> _WHAT IS ASKED_: Any pictures should be left out; please print exactly the lines between the line with "Emit a LaTeX" and the line with "minimum width=256pt, minimum", inclusive.

-- BEGIN DATA SUPPLIED --

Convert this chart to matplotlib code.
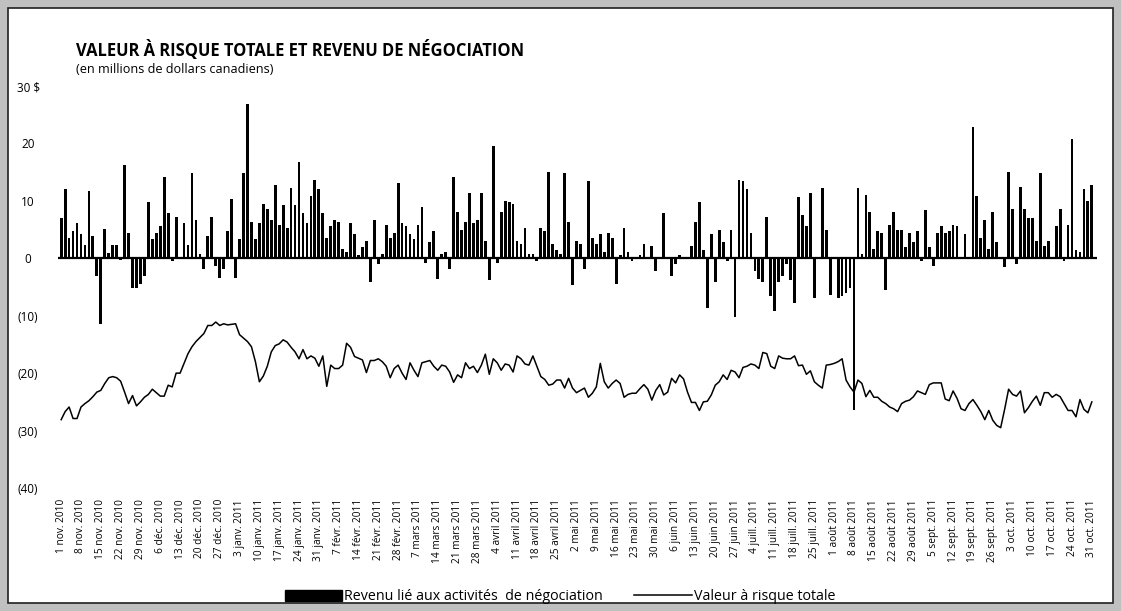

-- END DATA SUPPLIED --
-- BEGIN DATA SUPPLIED --

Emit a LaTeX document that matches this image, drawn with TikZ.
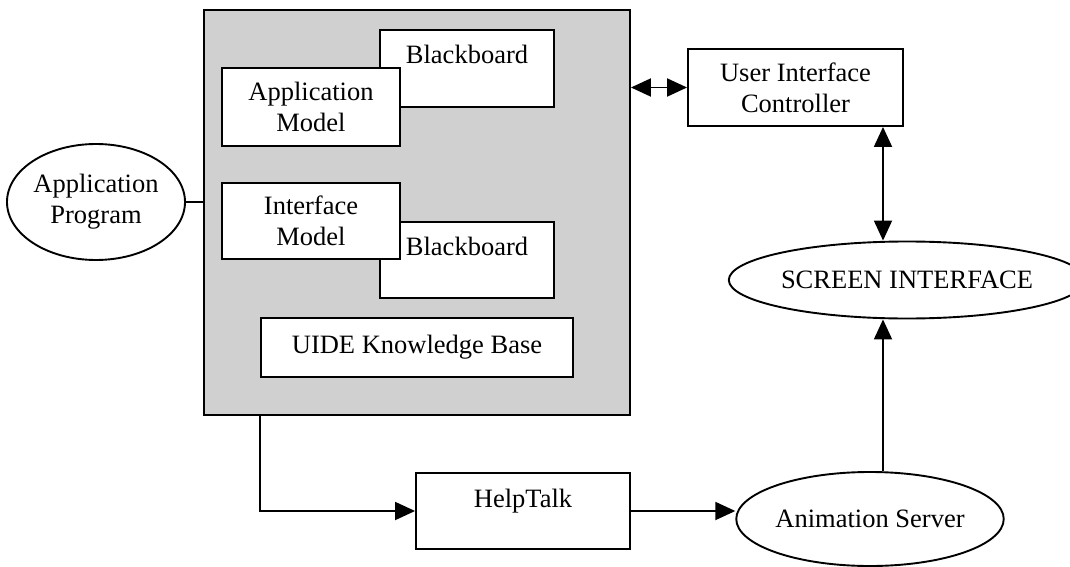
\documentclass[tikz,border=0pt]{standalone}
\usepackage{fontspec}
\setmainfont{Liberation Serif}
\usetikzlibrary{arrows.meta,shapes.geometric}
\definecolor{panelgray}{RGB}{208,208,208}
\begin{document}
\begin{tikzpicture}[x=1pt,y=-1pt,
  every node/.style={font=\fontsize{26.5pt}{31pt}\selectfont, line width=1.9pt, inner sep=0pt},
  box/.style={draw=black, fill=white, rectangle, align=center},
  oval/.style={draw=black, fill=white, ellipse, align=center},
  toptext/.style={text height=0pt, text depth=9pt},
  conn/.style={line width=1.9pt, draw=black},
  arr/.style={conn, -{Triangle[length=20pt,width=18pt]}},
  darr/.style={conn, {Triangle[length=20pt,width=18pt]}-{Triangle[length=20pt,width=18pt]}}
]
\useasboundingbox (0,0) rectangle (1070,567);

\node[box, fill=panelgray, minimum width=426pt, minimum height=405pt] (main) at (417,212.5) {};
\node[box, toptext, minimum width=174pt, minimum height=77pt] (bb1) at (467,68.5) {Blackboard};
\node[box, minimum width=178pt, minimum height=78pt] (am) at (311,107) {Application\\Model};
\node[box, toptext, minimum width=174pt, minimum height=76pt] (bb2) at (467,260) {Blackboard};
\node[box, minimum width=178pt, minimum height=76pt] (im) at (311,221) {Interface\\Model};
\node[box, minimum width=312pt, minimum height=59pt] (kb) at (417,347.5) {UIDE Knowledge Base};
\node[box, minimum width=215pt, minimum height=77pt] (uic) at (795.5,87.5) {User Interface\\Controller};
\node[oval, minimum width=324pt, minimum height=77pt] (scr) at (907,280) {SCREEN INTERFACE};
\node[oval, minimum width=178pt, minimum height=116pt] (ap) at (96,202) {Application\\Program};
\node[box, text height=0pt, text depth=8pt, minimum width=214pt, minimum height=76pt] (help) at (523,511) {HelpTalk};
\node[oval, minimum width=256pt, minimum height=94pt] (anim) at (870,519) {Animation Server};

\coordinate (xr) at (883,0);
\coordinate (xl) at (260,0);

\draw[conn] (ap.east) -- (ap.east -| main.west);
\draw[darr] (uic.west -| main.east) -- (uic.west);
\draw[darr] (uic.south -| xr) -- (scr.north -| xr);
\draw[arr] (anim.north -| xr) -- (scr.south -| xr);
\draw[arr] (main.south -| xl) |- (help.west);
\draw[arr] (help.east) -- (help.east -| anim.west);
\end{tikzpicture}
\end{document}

-- END DATA SUPPLIED --

> _EXERCISE RESULT_:
Emit a LaTeX document that matches this image, drawn with TikZ.
\documentclass[tikz,border=0pt]{standalone}
\usepackage{fontspec}
\setmainfont{Liberation Serif}
\usetikzlibrary{arrows.meta,shapes.geometric}
\definecolor{panelgray}{RGB}{208,208,208}
\begin{document}
\begin{tikzpicture}[x=1pt,y=-1pt,
  every node/.style={font=\fontsize{26.5pt}{31pt}\selectfont, line width=1.9pt, inner sep=0pt},
  box/.style={draw=black, fill=white, rectangle, align=center},
  oval/.style={draw=black, fill=white, ellipse, align=center},
  toptext/.style={text height=0pt, text depth=9pt},
  conn/.style={line width=1.9pt, draw=black},
  arr/.style={conn, -{Triangle[length=20pt,width=18pt]}},
  darr/.style={conn, {Triangle[length=20pt,width=18pt]}-{Triangle[length=20pt,width=18pt]}}
]
\useasboundingbox (0,0) rectangle (1070,567);

\node[box, fill=panelgray, minimum width=426pt, minimum height=405pt] (main) at (417,212.5) {};
\node[box, toptext, minimum width=174pt, minimum height=77pt] (bb1) at (467,68.5) {Blackboard};
\node[box, minimum width=178pt, minimum height=78pt] (am) at (311,107) {Application\\Model};
\node[box, toptext, minimum width=174pt, minimum height=76pt] (bb2) at (467,260) {Blackboard};
\node[box, minimum width=178pt, minimum height=76pt] (im) at (311,221) {Interface\\Model};
\node[box, minimum width=312pt, minimum height=59pt] (kb) at (417,347.5) {UIDE Knowledge Base};
\node[box, minimum width=215pt, minimum height=77pt] (uic) at (795.5,87.5) {User Interface\\Controller};
\node[oval, minimum width=324pt, minimum height=77pt] (scr) at (907,280) {SCREEN INTERFACE};
\node[oval, minimum width=178pt, minimum height=116pt] (ap) at (96,202) {Application\\Program};
\node[box, text height=0pt, text depth=8pt, minimum width=214pt, minimum height=76pt] (help) at (523,511) {HelpTalk};
\node[oval, minimum width=256pt, minimum height=94pt] (anim) at (870,519) {Animation Server};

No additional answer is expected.